I can't kiss him because I picture him kissing another man. I am repulsed by him because he got herpes from this encounter (what a way to be punished for having a PE). How do I get over this?

dreamlife posted 6/2/2008 14:56 PM

hi and welcome, beagle!

What you are experiencing is entirely NORMAL.

Please read my profile.

My WH is also bipolar. Bipolars have a huge problem with hypersexuality! Anything goes!

Is he on medication?

Are you in IC?

Huge hugs!

NewLight posted 6/5/2008 05:46 AM

Just realised that my story should be in a different place. will re-do it again soon. Should have found this space a year ago.
You have lots of strength and I will give you some of mine

[This message edited by NewLight at 9:44 AM, June 5th (Thursday)]

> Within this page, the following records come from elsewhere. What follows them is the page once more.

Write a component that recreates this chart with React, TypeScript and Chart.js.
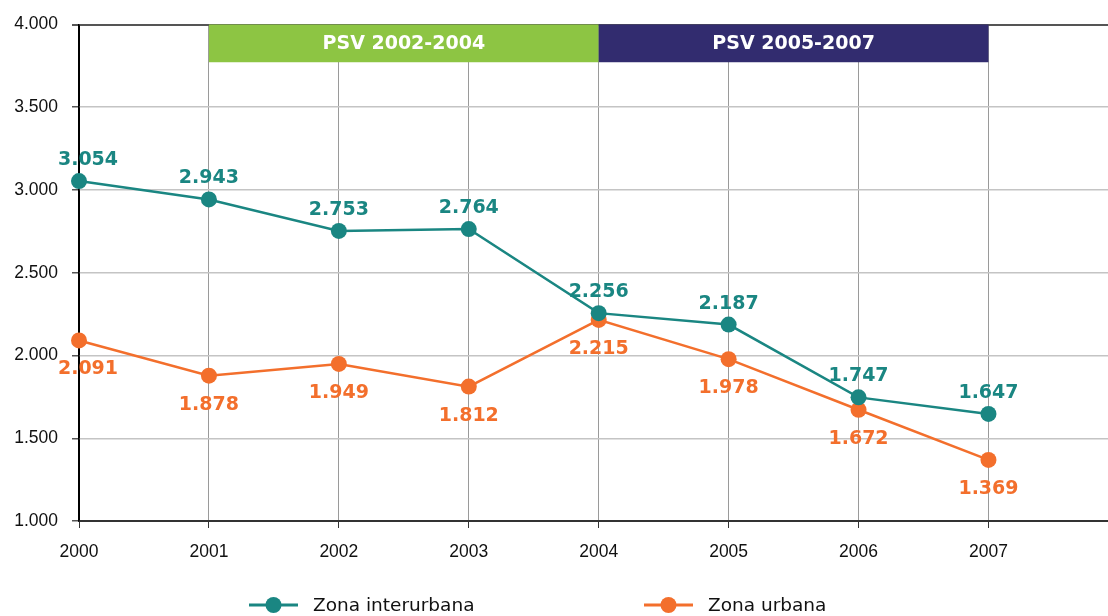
import React, { useEffect, useRef } from "react";
import { Chart, registerables } from "chart.js";

Chart.register(...registerables);

const years = [2000, 2001, 2002, 2003, 2004, 2005, 2006, 2007];
const interurbana = [3054, 2943, 2753, 2764, 2256, 2187, 1747, 1647];
const urbana = [2091, 1878, 1949, 1812, 2215, 1978, 1672, 1369];
const seriesNames = ["Zona interurbana", "Zona urbana"];
const seriesColors = ["#1A8682", "#F36F2C"];

const bandLabels = ["PSV 2002-2004", "PSV 2005-2007"];
const bandStarts = [2001, 2004];
const bandEnds = [2004, 2007];
const bandColors = ["#8DC543", "#322C6F"];
const bandBottom = 3772;

const yMin = 1000;
const yMax = 4000;
const yStep = 500;
const xMax = 2007.92;

const fmt = (n: number) =>
  String(Math.round(n)).replace(/\B(?=(\d{3})+(?!\d))/g, ".");

const bandPlugin = {
  id: "bands",
  beforeDatasetsDraw(chart: any) {
    const { ctx, scales } = chart;
    const x = scales.x;
    const y = scales.y;
    ctx.save();
    for (let i = 0; i < bandLabels.length; i++) {
      const x0 = x.getPixelForValue(bandStarts[i]);
      const x1 = x.getPixelForValue(bandEnds[i]);
      const y0 = y.getPixelForValue(yMax);
      const y1 = y.getPixelForValue(bandBottom);
      ctx.fillStyle = bandColors[i];
      ctx.fillRect(x0, y0, x1 - x0, y1 - y0);
      ctx.fillStyle = "#ffffff";
      ctx.font = "bold 19px 'DejaVu Sans'";
      ctx.textAlign = "center";
      ctx.textBaseline = "middle";
      ctx.fillText(bandLabels[i], (x0 + x1) / 2, (y0 + y1) / 2 + 1);
    }
    ctx.restore();
  },
};

const labelPlugin = {
  id: "valueLabels",
  afterDatasetsDraw(chart: any) {
    const { ctx } = chart;
    ctx.save();
    ctx.font = "bold 19px 'DejaVu Sans'";
    ctx.textAlign = "center";
    ctx.textBaseline = "alphabetic";
    chart.data.datasets.forEach((ds: any, di: number) => {
      const meta = chart.getDatasetMeta(di);
      ctx.fillStyle = ds.borderColor;
      meta.data.forEach((pt: any, i: number) => {
        const v = ds.data[i].y;
        const px = pt.x + (i === 0 ? 9 : 0);
        const py = di === 0 ? pt.y - 16 : pt.y + 34;
        ctx.fillText(fmt(v), px, py);
      });
    });
    ctx.restore();
  },
};

const legendPlugin = {
  id: "customLegend",
  afterDraw(chart: any) {
    const { ctx } = chart;
    ctx.save();
    const yc = 605;
    chart.data.datasets.forEach((ds: any, di: number) => {
      const x0 = 249 + di * 395;
      ctx.strokeStyle = ds.borderColor;
      ctx.lineWidth = 3;
      ctx.beginPath();
      ctx.moveTo(x0, yc);
      ctx.lineTo(x0 + 49, yc);
      ctx.stroke();
      ctx.fillStyle = ds.borderColor;
      ctx.beginPath();
      ctx.arc(x0 + 24.5, yc, 8, 0, Math.PI * 2);
      ctx.fill();
      ctx.fillStyle = "#111";
      ctx.font = "18.5px 'DejaVu Sans'";
      ctx.textAlign = "left";
      ctx.textBaseline = "middle";
      ctx.fillText(ds.label, x0 + 64, yc + 1);
    });
    ctx.restore();
  },
};

export default function App() {
  const ref = useRef<HTMLCanvasElement>(null);

  useEffect(() => {
    if (!ref.current) return;
    const mk = (vals: number[], i: number) => ({
      label: seriesNames[i],
      data: years.map((yr, k) => ({ x: yr, y: vals[k] })),
      borderColor: seriesColors[i],
      backgroundColor: seriesColors[i],
      pointBackgroundColor: seriesColors[i],
      pointBorderWidth: 0,
      pointRadius: 8,
      borderWidth: 2.5,
      tension: 0,
      clip: false as any,
    });
    const chart = new Chart(ref.current, {
      type: "line",
      data: { datasets: [mk(interurbana, 0), mk(urbana, 1)] },
      plugins: [bandPlugin, labelPlugin, legendPlugin],
      options: {
        animation: false,
        responsive: false,
        maintainAspectRatio: false,
        layout: { autoPadding: false, padding: { top: 22, right: 0, left: 0, bottom: 0 } },
        plugins: {
          legend: { display: false },
          tooltip: { enabled: false },
        },
        scales: {
          x: {
            type: "linear",
            min: years[0],
            max: xMax,
            afterBuildTicks: (scale: any) => {
              scale.ticks = years.map((v) => ({ value: v }));
            },
            afterFit: (scale: any) => {
              scale.height = 95;
              scale.paddingRight = 0;
            },
            ticks: {
              callback: (v: any) => String(v),
              color: "#111",
              font: { family: "'Liberation Sans'", size: 17.5 },
              padding: 14,
              maxRotation: 0,
            },
            grid: {
              color: (c: any) => (c.tick && c.tick.value === years[0] ? "#000" : "#9a9a9a"),
              lineWidth: 1,
              tickLength: 7,
              tickColor: "#333",
            },
            border: { color: "#333", width: 2 },
          },
          y: {
            min: yMin,
            max: yMax,
            afterFit: (scale: any) => {
              scale.width = 79;
            },
            ticks: {
              stepSize: yStep,
              callback: (v: any) => fmt(Number(v)),
              color: "#111",
              font: { family: "'Liberation Sans'", size: 17.5 },
              padding: 14,
            },
            grid: {
              color: (c: any) => (c.tick && c.tick.value === yMax ? "#555" : "#c4c4c4"),
              lineWidth: (c: any) => (c.tick && c.tick.value === yMax ? 2 : 1.5),
              tickLength: 7,
              tickColor: "#555",
            },
            border: { color: "#000", width: 1.5 },
          },
        },
      },
    });
    return () => chart.destroy();
  }, []);

  return (
    <div style={{ position: "fixed", left: 0, top: 0, width: 1108, height: 616, background: "#fff" }}>
      <canvas ref={ref} width={1108} height={616} style={{ width: 1108, height: 616, display: "block" }} />
    </div>
  );
}
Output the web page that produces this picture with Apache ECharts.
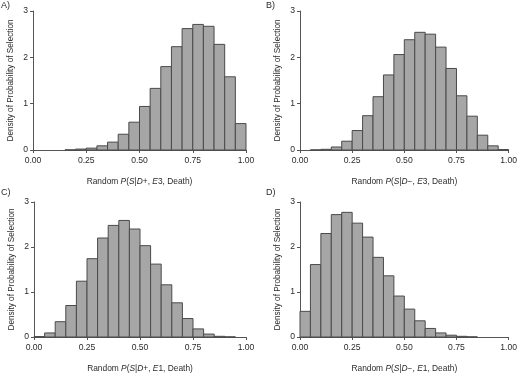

dreamlife posted 6/6/2008 09:59 AM

Welcome, NewLight!

And, thank you!

We can always use some new *strength* in this sitch!

savvyhippie posted 6/11/2008 06:32 AM

Hi to you wonderful people who should not have to belong here
I am not sure what is worse..... to find out that the man who promised me the world had started a PA with a woman weeks after he moved into my home and continued for nearly three years then in the last 4 years had 4 ONS with a MOTSS. You name it he probably did it. Yes, we can throw in unsafe sex too. So I guess I don't know who he got his Genital Herpes from. But does it really matter?

Dreadfully sorry that he caused me so much pain and it was me that he wanted all along but it took my discovery of his cheating to realise it?????!!!!!

After a year of painfully discovering all the stages I have to go through with out the rule book, I have made it out of the dark black hole though I sit near the edge sometimes.

What I do know is that am a terrific woman and she will only settle for a terrific monogamous man who will love the feminine, strong woman that I am.

dreamlife posted 6/11/2008 20:41 PM

Welcome SavvyHippie!
Wow, you really have dealt with a lot on your "plate" but I've no doubt about your strength and you will certainly be a very welcome asset to our thread here.

dreamlife posted 6/22/2008 18:58 PM

WH sent me an e-mail last night.
It was about a YOUNG male customer buying a product at the store & probably returning there today.
(*I could hear him almost panting*!)

Then, a week ago, he's back to his OBSESSION about finger nail polish on men!

Facade posted 6/22/2008 19:21 PM

Hi, everybody,

I haven't been on here in a while, I've been hanging out in the D/S forum. Welcome to all you new folks.

Dreamlife, I'm so sorry you're having to deal with all this crap.

The majority of concerns I have right now center on my little boy and how my SOB STBX is hellbent on exposing him to his new lifestyle.

Our child is only 8 years old and is not nearly ready to learn about the birds and the bees, much less about homosexuality.

WHY does he have to be such an @sshole??

dreamlife posted 6/22/2008 21:31 PM

Lack of *character*, Facade.

And, I'd be very, very WARY about his "new lover"...your son is only 8..."exposure" is not healthy as there might be ulterior motives/hidden agenda...NOT GOOD!! Huge *RED FLAGS* are FLYING to me!!!

(((((huge hugs)))))

[This message edited by dreamlife at 9:45 PM, June 22nd (Sunday)]

Facade posted 6/22/2008 21:59 PM

Thanks, Dream...

Hey, can I ask you guys something? (Please keep in mind that I truly don't want to offend anyone, and I'm not generalizing...these questions are specific to my situation.)

STBX clued me in to the mindset of his new circle of "friends." From what he's told me, their philosophy seems VERY know, covering up for each other in their nasty little rendezvous, cheating on their wives and badmouthing them, and sharing their pathetic little stories about how their hetero marriages were just a big, bad mistake. Wah, wah, wah. They call us "breeders", or so I've heard.

Have any of you heard of this type of fraternization?